■ PROBLEM
Your task is to transcribe all of the data below exactly, omitting the images.

■ SOURCE MATERIAL
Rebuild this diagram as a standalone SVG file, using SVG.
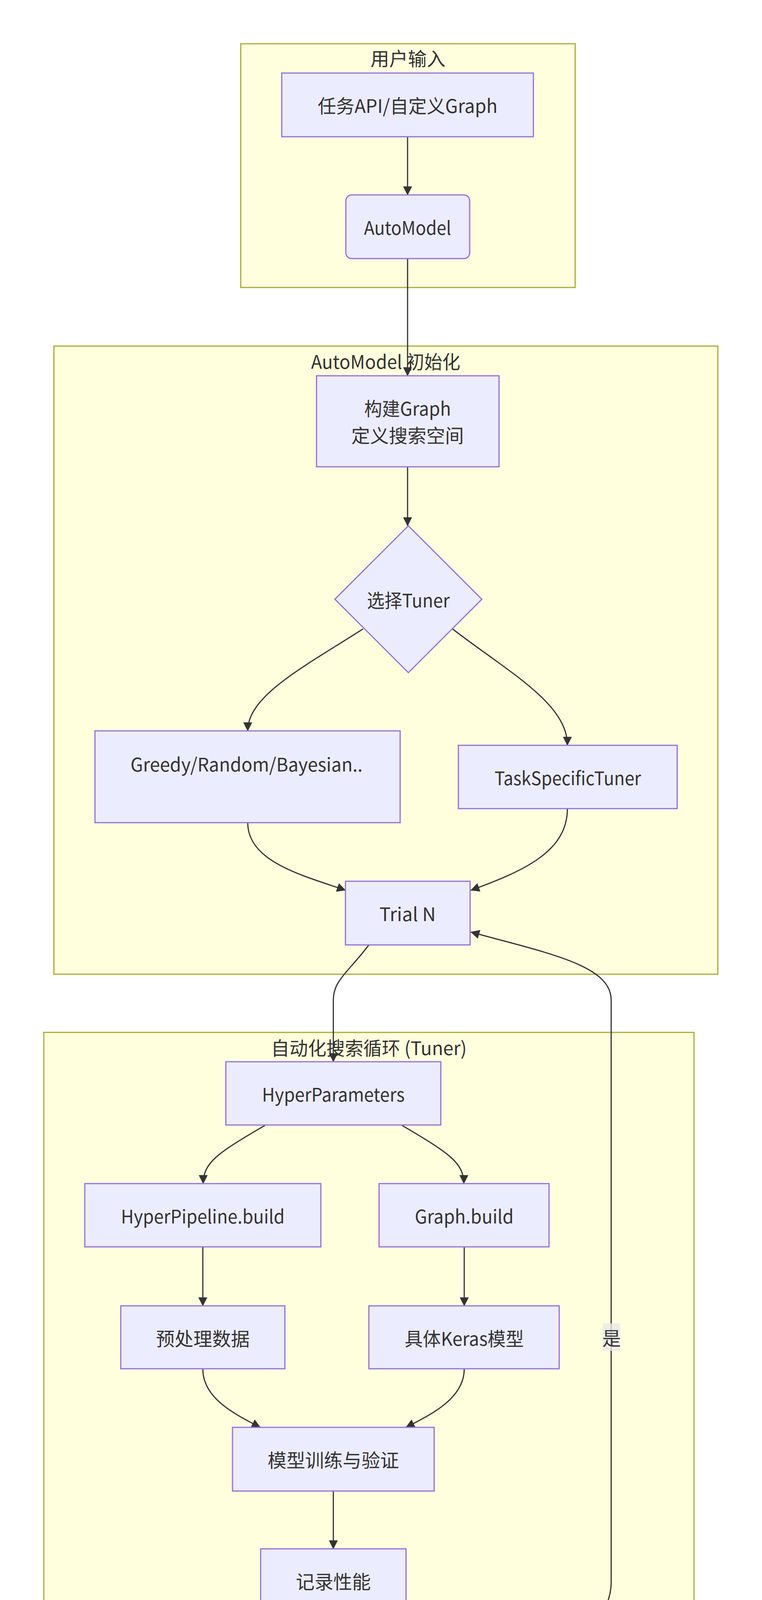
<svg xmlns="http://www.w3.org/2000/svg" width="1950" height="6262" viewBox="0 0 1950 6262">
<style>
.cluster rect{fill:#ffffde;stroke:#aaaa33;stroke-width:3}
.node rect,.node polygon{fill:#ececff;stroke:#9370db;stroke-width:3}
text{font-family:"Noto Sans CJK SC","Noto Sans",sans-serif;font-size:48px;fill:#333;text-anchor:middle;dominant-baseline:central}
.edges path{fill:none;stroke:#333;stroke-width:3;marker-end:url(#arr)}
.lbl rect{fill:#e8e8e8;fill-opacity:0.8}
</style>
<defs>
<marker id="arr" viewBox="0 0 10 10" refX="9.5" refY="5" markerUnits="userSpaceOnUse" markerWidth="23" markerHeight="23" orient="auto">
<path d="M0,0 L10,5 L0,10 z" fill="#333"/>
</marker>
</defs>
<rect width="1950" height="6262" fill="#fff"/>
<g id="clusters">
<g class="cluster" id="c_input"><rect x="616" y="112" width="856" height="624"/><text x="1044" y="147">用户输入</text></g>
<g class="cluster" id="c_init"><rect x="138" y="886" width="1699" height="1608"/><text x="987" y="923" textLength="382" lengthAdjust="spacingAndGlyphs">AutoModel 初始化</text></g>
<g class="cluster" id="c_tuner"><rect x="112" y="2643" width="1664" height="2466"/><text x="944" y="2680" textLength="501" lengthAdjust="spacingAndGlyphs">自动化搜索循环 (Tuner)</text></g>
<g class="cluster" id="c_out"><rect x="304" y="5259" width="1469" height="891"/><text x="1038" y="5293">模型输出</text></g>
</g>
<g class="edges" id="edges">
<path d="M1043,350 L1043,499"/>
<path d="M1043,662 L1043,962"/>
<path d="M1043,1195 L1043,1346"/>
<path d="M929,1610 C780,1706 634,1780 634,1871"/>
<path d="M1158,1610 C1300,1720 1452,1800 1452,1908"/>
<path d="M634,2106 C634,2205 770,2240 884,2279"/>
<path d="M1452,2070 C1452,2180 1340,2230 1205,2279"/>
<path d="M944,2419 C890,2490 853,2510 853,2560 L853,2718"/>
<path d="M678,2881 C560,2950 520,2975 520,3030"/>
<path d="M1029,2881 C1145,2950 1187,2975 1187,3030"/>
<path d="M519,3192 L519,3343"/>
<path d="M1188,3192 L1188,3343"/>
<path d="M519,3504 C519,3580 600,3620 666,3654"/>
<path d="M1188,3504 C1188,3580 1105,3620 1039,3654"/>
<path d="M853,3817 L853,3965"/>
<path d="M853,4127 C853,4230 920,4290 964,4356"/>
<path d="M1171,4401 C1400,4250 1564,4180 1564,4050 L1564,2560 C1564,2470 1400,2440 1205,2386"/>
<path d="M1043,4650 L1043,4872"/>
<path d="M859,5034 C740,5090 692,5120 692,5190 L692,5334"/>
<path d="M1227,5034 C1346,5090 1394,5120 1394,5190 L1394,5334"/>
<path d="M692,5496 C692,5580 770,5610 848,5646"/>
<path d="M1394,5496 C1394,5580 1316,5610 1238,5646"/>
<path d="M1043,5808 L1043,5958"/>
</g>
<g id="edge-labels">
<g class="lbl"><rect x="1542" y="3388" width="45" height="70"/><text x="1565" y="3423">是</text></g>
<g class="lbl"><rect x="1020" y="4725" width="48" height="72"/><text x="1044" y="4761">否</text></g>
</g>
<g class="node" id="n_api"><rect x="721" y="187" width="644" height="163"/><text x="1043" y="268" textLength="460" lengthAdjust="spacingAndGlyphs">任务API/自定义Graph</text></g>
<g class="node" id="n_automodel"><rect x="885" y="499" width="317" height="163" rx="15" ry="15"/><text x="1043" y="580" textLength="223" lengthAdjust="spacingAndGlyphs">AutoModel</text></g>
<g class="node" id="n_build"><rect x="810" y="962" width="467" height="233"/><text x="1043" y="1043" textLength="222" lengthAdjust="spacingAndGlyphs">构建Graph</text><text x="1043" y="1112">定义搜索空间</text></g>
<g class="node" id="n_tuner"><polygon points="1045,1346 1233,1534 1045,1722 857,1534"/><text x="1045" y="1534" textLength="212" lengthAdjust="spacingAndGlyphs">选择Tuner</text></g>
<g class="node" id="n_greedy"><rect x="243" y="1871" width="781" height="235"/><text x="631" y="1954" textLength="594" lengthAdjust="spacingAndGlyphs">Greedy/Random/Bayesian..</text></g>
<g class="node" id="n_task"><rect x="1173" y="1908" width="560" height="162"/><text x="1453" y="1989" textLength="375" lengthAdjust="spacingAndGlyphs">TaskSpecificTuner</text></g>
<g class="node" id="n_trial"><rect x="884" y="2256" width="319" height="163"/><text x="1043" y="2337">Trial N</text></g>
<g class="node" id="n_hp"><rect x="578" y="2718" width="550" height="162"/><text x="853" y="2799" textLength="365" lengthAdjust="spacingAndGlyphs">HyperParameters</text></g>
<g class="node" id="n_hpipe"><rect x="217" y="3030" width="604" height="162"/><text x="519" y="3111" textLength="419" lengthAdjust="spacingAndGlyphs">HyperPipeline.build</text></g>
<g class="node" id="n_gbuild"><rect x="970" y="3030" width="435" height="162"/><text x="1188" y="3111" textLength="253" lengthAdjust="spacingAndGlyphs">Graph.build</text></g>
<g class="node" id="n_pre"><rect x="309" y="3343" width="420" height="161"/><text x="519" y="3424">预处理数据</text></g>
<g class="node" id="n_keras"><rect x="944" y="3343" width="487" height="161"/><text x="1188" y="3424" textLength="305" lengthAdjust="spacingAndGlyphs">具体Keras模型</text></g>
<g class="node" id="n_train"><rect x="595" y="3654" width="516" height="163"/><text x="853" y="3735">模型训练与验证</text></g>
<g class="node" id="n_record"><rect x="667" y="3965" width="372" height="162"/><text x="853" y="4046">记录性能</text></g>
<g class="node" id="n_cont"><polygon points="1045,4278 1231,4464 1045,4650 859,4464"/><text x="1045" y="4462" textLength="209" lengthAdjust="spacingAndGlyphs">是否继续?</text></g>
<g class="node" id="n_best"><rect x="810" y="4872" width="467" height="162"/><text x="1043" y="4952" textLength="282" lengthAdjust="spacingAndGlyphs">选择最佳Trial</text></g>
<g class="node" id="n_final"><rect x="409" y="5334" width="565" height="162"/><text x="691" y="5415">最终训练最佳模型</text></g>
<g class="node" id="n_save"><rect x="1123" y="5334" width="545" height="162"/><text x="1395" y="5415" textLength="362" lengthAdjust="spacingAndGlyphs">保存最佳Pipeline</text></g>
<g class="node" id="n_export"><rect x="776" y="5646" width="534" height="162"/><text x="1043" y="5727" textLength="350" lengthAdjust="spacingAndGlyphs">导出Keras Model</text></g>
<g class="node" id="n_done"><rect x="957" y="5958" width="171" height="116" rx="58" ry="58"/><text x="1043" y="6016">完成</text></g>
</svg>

■ CORRECT RESULT
Rebuild this diagram as a standalone SVG file, using SVG.
<svg xmlns="http://www.w3.org/2000/svg" width="1950" height="6262" viewBox="0 0 1950 6262">
<style>
.cluster rect{fill:#ffffde;stroke:#aaaa33;stroke-width:3}
.node rect,.node polygon{fill:#ececff;stroke:#9370db;stroke-width:3}
text{font-family:"Noto Sans CJK SC","Noto Sans",sans-serif;font-size:48px;fill:#333;text-anchor:middle;dominant-baseline:central}
.edges path{fill:none;stroke:#333;stroke-width:3;marker-end:url(#arr)}
.lbl rect{fill:#e8e8e8;fill-opacity:0.8}
</style>
<defs>
<marker id="arr" viewBox="0 0 10 10" refX="9.5" refY="5" markerUnits="userSpaceOnUse" markerWidth="23" markerHeight="23" orient="auto">
<path d="M0,0 L10,5 L0,10 z" fill="#333"/>
</marker>
</defs>
<rect width="1950" height="6262" fill="#fff"/>
<g id="clusters">
<g class="cluster" id="c_input"><rect x="616" y="112" width="856" height="624"/><text x="1044" y="147">用户输入</text></g>
<g class="cluster" id="c_init"><rect x="138" y="886" width="1699" height="1608"/><text x="987" y="923" textLength="382" lengthAdjust="spacingAndGlyphs">AutoModel 初始化</text></g>
<g class="cluster" id="c_tuner"><rect x="112" y="2643" width="1664" height="2466"/><text x="944" y="2680" textLength="501" lengthAdjust="spacingAndGlyphs">自动化搜索循环 (Tuner)</text></g>
<g class="cluster" id="c_out"><rect x="304" y="5259" width="1469" height="891"/><text x="1038" y="5293">模型输出</text></g>
</g>
<g class="edges" id="edges">
<path d="M1043,350 L1043,499"/>
<path d="M1043,662 L1043,962"/>
<path d="M1043,1195 L1043,1346"/>
<path d="M929,1610 C780,1706 634,1780 634,1871"/>
<path d="M1158,1610 C1300,1720 1452,1800 1452,1908"/>
<path d="M634,2106 C634,2205 770,2240 884,2279"/>
<path d="M1452,2070 C1452,2180 1340,2230 1205,2279"/>
<path d="M944,2419 C890,2490 853,2510 853,2560 L853,2718"/>
<path d="M678,2881 C560,2950 520,2975 520,3030"/>
<path d="M1029,2881 C1145,2950 1187,2975 1187,3030"/>
<path d="M519,3192 L519,3343"/>
<path d="M1188,3192 L1188,3343"/>
<path d="M519,3504 C519,3580 600,3620 666,3654"/>
<path d="M1188,3504 C1188,3580 1105,3620 1039,3654"/>
<path d="M853,3817 L853,3965"/>
<path d="M853,4127 C853,4230 920,4290 964,4356"/>
<path d="M1171,4401 C1400,4250 1564,4180 1564,4050 L1564,2560 C1564,2470 1400,2440 1205,2386"/>
<path d="M1043,4650 L1043,4872"/>
<path d="M859,5034 C740,5090 692,5120 692,5190 L692,5334"/>
<path d="M1227,5034 C1346,5090 1394,5120 1394,5190 L1394,5334"/>
<path d="M692,5496 C692,5580 770,5610 848,5646"/>
<path d="M1394,5496 C1394,5580 1316,5610 1238,5646"/>
<path d="M1043,5808 L1043,5958"/>
</g>
<g id="edge-labels">
<g class="lbl"><rect x="1542" y="3388" width="45" height="70"/><text x="1565" y="3423">是</text></g>
<g class="lbl"><rect x="1020" y="4725" width="48" height="72"/><text x="1044" y="4761">否</text></g>
</g>
<g class="node" id="n_api"><rect x="721" y="187" width="644" height="163"/><text x="1043" y="268" textLength="460" lengthAdjust="spacingAndGlyphs">任务API/自定义Graph</text></g>
<g class="node" id="n_automodel"><rect x="885" y="499" width="317" height="163" rx="15" ry="15"/><text x="1043" y="580" textLength="223" lengthAdjust="spacingAndGlyphs">AutoModel</text></g>
<g class="node" id="n_build"><rect x="810" y="962" width="467" height="233"/><text x="1043" y="1043" textLength="222" lengthAdjust="spacingAndGlyphs">构建Graph</text><text x="1043" y="1112">定义搜索空间</text></g>
<g class="node" id="n_tuner"><polygon points="1045,1346 1233,1534 1045,1722 857,1534"/><text x="1045" y="1534" textLength="212" lengthAdjust="spacingAndGlyphs">选择Tuner</text></g>
<g class="node" id="n_greedy"><rect x="243" y="1871" width="781" height="235"/><text x="631" y="1954" textLength="594" lengthAdjust="spacingAndGlyphs">Greedy/Random/Bayesian..</text></g>
<g class="node" id="n_task"><rect x="1173" y="1908" width="560" height="162"/><text x="1453" y="1989" textLength="375" lengthAdjust="spacingAndGlyphs">TaskSpecificTuner</text></g>
<g class="node" id="n_trial"><rect x="884" y="2256" width="319" height="163"/><text x="1043" y="2337">Trial N</text></g>
<g class="node" id="n_hp"><rect x="578" y="2718" width="550" height="162"/><text x="853" y="2799" textLength="365" lengthAdjust="spacingAndGlyphs">HyperParameters</text></g>
<g class="node" id="n_hpipe"><rect x="217" y="3030" width="604" height="162"/><text x="519" y="3111" textLength="419" lengthAdjust="spacingAndGlyphs">HyperPipeline.build</text></g>
<g class="node" id="n_gbuild"><rect x="970" y="3030" width="435" height="162"/><text x="1188" y="3111" textLength="253" lengthAdjust="spacingAndGlyphs">Graph.build</text></g>
<g class="node" id="n_pre"><rect x="309" y="3343" width="420" height="161"/><text x="519" y="3424">预处理数据</text></g>
<g class="node" id="n_keras"><rect x="944" y="3343" width="487" height="161"/><text x="1188" y="3424" textLength="305" lengthAdjust="spacingAndGlyphs">具体Keras模型</text></g>
<g class="node" id="n_train"><rect x="595" y="3654" width="516" height="163"/><text x="853" y="3735">模型训练与验证</text></g>
<g class="node" id="n_record"><rect x="667" y="3965" width="372" height="162"/><text x="853" y="4046">记录性能</text></g>
<g class="node" id="n_cont"><polygon points="1045,4278 1231,4464 1045,4650 859,4464"/><text x="1045" y="4462" textLength="209" lengthAdjust="spacingAndGlyphs">是否继续?</text></g>
<g class="node" id="n_best"><rect x="810" y="4872" width="467" height="162"/><text x="1043" y="4952" textLength="282" lengthAdjust="spacingAndGlyphs">选择最佳Trial</text></g>
<g class="node" id="n_final"><rect x="409" y="5334" width="565" height="162"/><text x="691" y="5415">最终训练最佳模型</text></g>
<g class="node" id="n_save"><rect x="1123" y="5334" width="545" height="162"/><text x="1395" y="5415" textLength="362" lengthAdjust="spacingAndGlyphs">保存最佳Pipeline</text></g>
<g class="node" id="n_export"><rect x="776" y="5646" width="534" height="162"/><text x="1043" y="5727" textLength="350" lengthAdjust="spacingAndGlyphs">导出Keras Model</text></g>
<g class="node" id="n_done"><rect x="957" y="5958" width="171" height="116" rx="58" ry="58"/><text x="1043" y="6016">完成</text></g>
</svg>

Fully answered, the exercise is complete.